Help wanted: ,Cheesed-off, fund managers

Audley Twiston-Davies showed adept market timing - and banked a considerable check - when he sold his share in Foreign&Colonial’s emerging-markets business in 1997.

Now he’s back in the City, having bought, along with Greece’s Alpha Trust, a 60 percent stake in Taylor Young Investment Management.

As the new chairman of the boutique-size private client fund manager ($620 million in assets), Twiston-Davies gamely expects to compete with behemoths like UBS and Credit Suisse that are also eager to cater to the investment needs of the rich. “The big boys tend to be process-driven and do not allow for individuality - among clients or fund managers,” he says. “I meet a lot of very capable fund managers who are pretty cheesed off at the big houses. To them I would say, ‘Join us.’” Taylor Young founder Christopher Taylor, 67, plans to stay on in the business for a couple more years.

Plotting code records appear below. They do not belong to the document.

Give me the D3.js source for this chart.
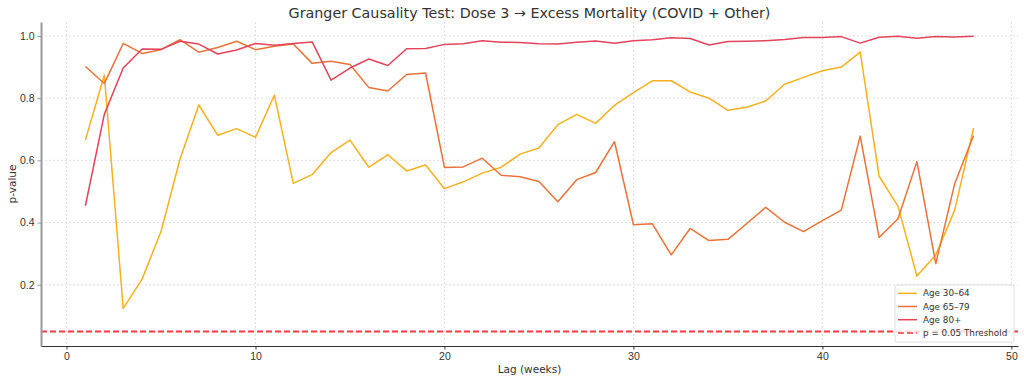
<!DOCTYPE html>
<html>
<head>
<meta charset="utf-8">
<script src="https://cdn.jsdelivr.net/npm/d3@7"></script>
<style>
  body { margin: 0; background: #fff; }
  svg { font-family: "DejaVu Sans", sans-serif; }
  .grid line { stroke: #d8d8d8; stroke-dasharray: 2,2; stroke-width: 0.8; }
  .tick text { fill: #333; font-size: 10.5px; }
</style>
</head>
<body>
<svg id="chart" width="1024" height="381"></svg>
<script>
var lags = d3.range(1, 49);

var age3064 = [0.665, 0.874, 0.124, 0.218, 0.371, 0.603, 0.778, 0.681, 0.702, 0.674,
  0.810, 0.526, 0.554, 0.625, 0.665, 0.578, 0.618, 0.566, 0.585, 0.509,
  0.531, 0.559, 0.578, 0.620, 0.640, 0.715, 0.748, 0.719, 0.777, 0.818,
  0.856, 0.856, 0.820, 0.800, 0.761, 0.771, 0.791, 0.845, 0.867, 0.888,
  0.900, 0.948, 0.549, 0.453, 0.228, 0.296, 0.440, 0.704];

var age6579 = [0.902, 0.847, 0.976, 0.944, 0.956, 0.988, 0.948, 0.963, 0.983, 0.956,
  0.967, 0.974, 0.912, 0.919, 0.908, 0.834, 0.823, 0.876, 0.881, 0.577,
  0.579, 0.607, 0.552, 0.547, 0.532, 0.467, 0.538, 0.561, 0.660, 0.393,
  0.396, 0.296, 0.381, 0.342, 0.346, 0.397, 0.449, 0.401, 0.371, 0.406,
  0.440, 0.678, 0.352, 0.412, 0.596, 0.268, 0.525, 0.680];

var age80 = [0.454, 0.748, 0.897, 0.958, 0.957, 0.983, 0.974, 0.942, 0.955, 0.976,
  0.970, 0.976, 0.981, 0.858, 0.897, 0.926, 0.905, 0.959, 0.960, 0.973,
  0.975, 0.985, 0.980, 0.979, 0.975, 0.974, 0.980, 0.984, 0.977, 0.985,
  0.988, 0.994, 0.992, 0.971, 0.982, 0.983, 0.985, 0.989, 0.995, 0.995,
  0.998, 0.977, 0.996, 0.999, 0.993, 0.998, 0.997, 0.999];

var threshold = 0.05;
var xTicks = [0, 10, 20, 30, 40, 50];
var yTicks = [0.2, 0.4, 0.6, 0.8, 1.0];

var series = [
  {name: "Age 30\u201364", values: age3064, color: "#f5b120"},
  {name: "Age 65\u201379", values: age6579, color: "#e8733a"},
  {name: "Age 80+", values: age80, color: "#e2445c"}
];

var margin = {top: 22, right: 6, bottom: 35, left: 41};
var width = 1024 - margin.left - margin.right,
    height = 381 - margin.top - margin.bottom;

var svg = d3.select("#chart");
var g = svg.append("g")
    .attr("transform", "translate(" + margin.left + "," + margin.top + ")");

var x = d3.scaleLinear().domain([-1.35, 50.35]).range([0, width]);
var y = d3.scaleLinear().domain([0.003, 1.045]).range([height, 0]);

// grid
g.append("g").attr("class", "grid")
    .selectAll("line").data(xTicks).enter().append("line")
    .attr("x1", function (d) { return x(d); })
    .attr("x2", function (d) { return x(d); })
    .attr("y1", 0).attr("y2", height);
g.append("g").attr("class", "grid")
    .selectAll("line").data(yTicks).enter().append("line")
    .attr("y1", function (d) { return y(d); })
    .attr("y2", function (d) { return y(d); })
    .attr("x1", 0).attr("x2", width);

// threshold
g.append("line")
    .attr("x1", 0).attr("x2", width)
    .attr("y1", y(threshold)).attr("y2", y(threshold))
    .attr("stroke", "#f03c42")
    .attr("stroke-width", 2)
    .attr("stroke-dasharray", "6,3");

var line = d3.line()
    .x(function (d, i) { return x(lags[i]); })
    .y(function (d) { return y(d); });

series.forEach(function (s) {
    g.append("path")
        .datum(s.values)
        .attr("fill", "none")
        .attr("stroke", s.color)
        .attr("stroke-width", 1.5)
        .attr("stroke-linejoin", "round")
        .attr("d", line);
});

// axes
var xAxis = g.append("g")
    .attr("transform", "translate(0," + height + ")")
    .call(d3.axisBottom(x).tickValues(xTicks).tickSize(3.5).tickSizeOuter(0).tickPadding(3));
xAxis.select(".domain").attr("stroke", "#333");
xAxis.selectAll(".tick line").attr("stroke", "#333");

var yAxis = g.append("g")
    .call(d3.axisLeft(y).tickValues(yTicks).tickFormat(d3.format(".1f")).tickSize(3.5).tickSizeOuter(0).tickPadding(3));
yAxis.select(".domain").attr("stroke", "#999").attr("stroke-width", 2);
yAxis.selectAll(".tick line").attr("stroke", "#999");

// labels
svg.append("text")
    .attr("x", margin.left + width / 2).attr("y", 18)
    .attr("text-anchor", "middle")
    .attr("font-size", 14.3).attr("fill", "#333")
    .text("Granger Causality Test: Dose 3 \u2192 Excess Mortality (COVID + Other)");

svg.append("text")
    .attr("x", margin.left + width / 2).attr("y", 373)
    .attr("text-anchor", "middle")
    .attr("font-size", 10.5).attr("fill", "#333")
    .text("Lag (weeks)");

svg.append("text")
    .attr("transform", "translate(16," + (margin.top + height / 2) + ") rotate(-90)")
    .attr("text-anchor", "middle")
    .attr("font-size", 10.5).attr("fill", "#333")
    .text("p-value");

// legend
var legendItems = series.map(function (s) {
    return {name: s.name, color: s.color, dash: null};
});
legendItems.push({name: "p = 0.05 Threshold", color: "#f03c42", dash: "6,3"});

var legend = svg.append("g").attr("transform", "translate(895,285)");
legend.append("rect")
    .attr("width", 119).attr("height", 57)
    .attr("rx", 2)
    .attr("fill", "#fff").attr("fill-opacity", 0.8)
    .attr("stroke", "#ddd");

var rows = legend.selectAll(".item").data(legendItems).enter().append("g")
    .attr("transform", function (d, i) { return "translate(0," + (8.3 + i * 13.2) + ")"; });
rows.append("line")
    .attr("x1", 3).attr("x2", 22)
    .attr("stroke", function (d) { return d.color; })
    .attr("stroke-width", 1.5)
    .attr("stroke-dasharray", function (d) { return d.dash; });
rows.append("text")
    .attr("x", 28).attr("dy", "0.35em")
    .attr("font-size", 8.8).attr("fill", "#333")
    .text(function (d) { return d.name; });
</script>
</body>
</html>
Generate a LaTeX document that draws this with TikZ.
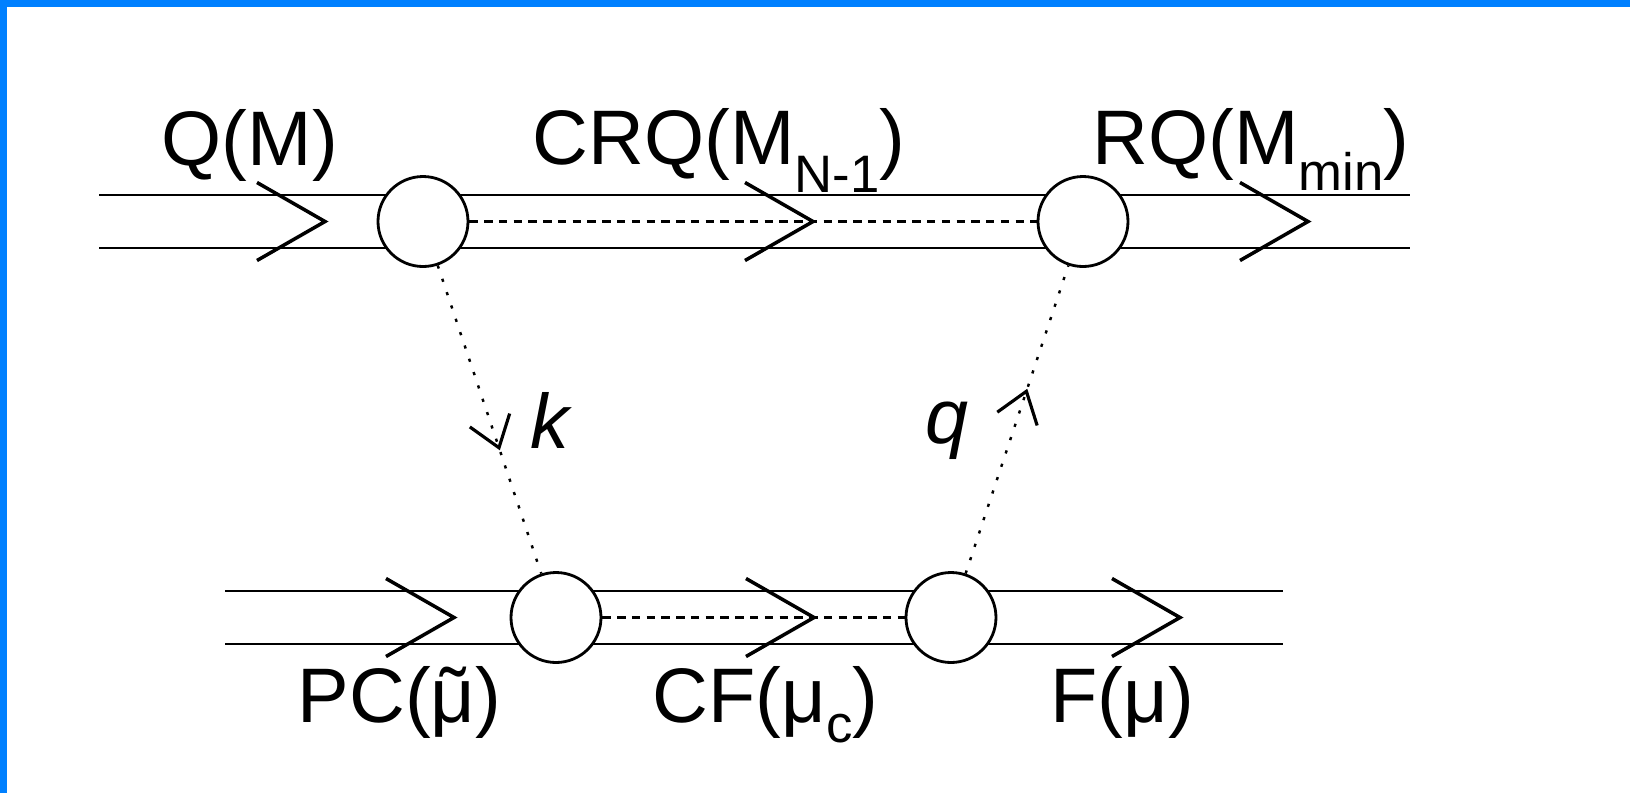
\documentclass[tikz,border=0pt]{standalone}
\usepackage{fontspec}
\setmainfont{Liberation Sans}
\usetikzlibrary{arrows.meta,decorations.markings}
\definecolor{frameblue}{RGB}{0,128,255}
\newcommand{\lowsub}[2]{\raisebox{#1}{\fontsize{15}{15}\selectfont #2}}
\newcommand{\tmu}{\ooalign{μ\cr\hidewidth\char"02DC\hidewidth\cr}}

\begin{document}
\begin{tikzpicture}[
		rail/.style={line width=0.8pt},
		chev/.style={line width=1pt},
		vertex/.style={circle,draw,fill=white,line width=0.8pt,minimum size=0.9cm,inner sep=0pt},
		link/.style={line width=0.6pt,dash pattern=on 2.4pt off 1.8pt},
		dotlink/.style={line width=0.7pt,dash pattern=on 0.9pt off 3.1pt},
		flow/.style={decoration={markings,mark=at position 0.6 with {\arrow{Straight Barb[length=0.29cm,width=0.42cm,line width=0.9pt]}}},postaction={decorate}},
		lab/.style={anchor=base west,inner sep=0pt,font=\fontsize{22}{26}\selectfont}
	]
			\useasboundingbox (0,0) rectangle (16.30,-7.93);
			\fill[frameblue] (0,0) rectangle (16.30,-0.07);
			\fill[frameblue] (0,0) rectangle (0.07,-7.93);
			\coordinate (tl) at (0.99,-2.215);
			\coordinate (tr) at (14.10,-2.215);
			\coordinate (bl) at (2.25,-6.175);
			\coordinate (br) at (12.83,-6.175);
			\draw[rail] ([yshift=0.265cm]tl) -- ([yshift=0.265cm]tr);
			\draw[rail] ([yshift=-0.265cm]tl) -- ([yshift=-0.265cm]tr);
			\draw[rail] ([yshift=0.265cm]bl) -- ([yshift=0.265cm]br);
			\draw[rail] ([yshift=-0.265cm]bl) -- ([yshift=-0.265cm]br);
			\node[vertex] (top1) at (4.23,-2.215) {};
			\node[vertex] (top2) at (10.83,-2.215) {};
			\node[vertex] (bot1) at (5.56,-6.175) {};
			\node[vertex] (bot2) at (9.51,-6.175) {};
			\draw[link] (top1) -- (top2);
			\draw[link] (bot1) -- (bot2);
			\draw[dotlink,flow] (top1) -- (bot1);
			\draw[dotlink,flow] (bot2) -- (top2);
			\draw[chev] (2.57,-1.825) -- (3.25,-2.215) -- (2.57,-2.605);
			\draw[chev] (7.45,-1.825) -- (8.13,-2.215) -- (7.45,-2.605);
			\draw[chev] (12.40,-1.825) -- (13.08,-2.215) -- (12.40,-2.605);
			\draw[chev] (3.86,-5.785) -- (4.54,-6.175) -- (3.86,-6.565);
			\draw[chev] (7.46,-5.785) -- (8.14,-6.175) -- (7.46,-6.565);
			\draw[chev] (11.12,-5.785) -- (11.80,-6.175) -- (11.12,-6.565);
			\node[lab] (lq) at (1.61,-1.65) {Q(M)};
			\node[lab] (lcrq) at (5.32,-1.64) {CRQ(M\lowsub{-0.28cm}{N-1})};
			\node[lab] (lrq) at (10.92,-1.64) {RQ(M\lowsub{-0.26cm}{min})};
			\node[lab] (lpc) at (2.97,-7.22) {PC(\tmu)};
			\node[lab] (lcf) at (6.52,-7.22) {CF(μ\lowsub{-0.2cm}{c})};
			\node[lab] (lf) at (10.50,-7.22) {F(μ)};
			\node[lab,font=\fontsize{22}{26}\selectfont\itshape] (lk) at (5.30,-4.48) {k};
			\node[lab,font=\fontsize{22}{26}\selectfont\itshape] (lqq) at (9.25,-4.43) {q};
		\end{tikzpicture}
\end{document}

Twiston-Davies, 50, has been looking for a challenge. “The children are at school, and though the view from the house in Herefordshire is lovely, I decided there were still things I wanted to achieve in the asset management business.” His address book, a compendium of Who’s Who and Burke’s Peerage, should prove a boon to his new firm. Twiston-Davies’ personal contacts spread far beyond the nouveaux of the City - his brother and fellow Old Radleian, Nigel, for instance, is a celebrated national hunt racehorse trainer, and his own daughter Antonia was one of the late Princess Diana’s godchildren.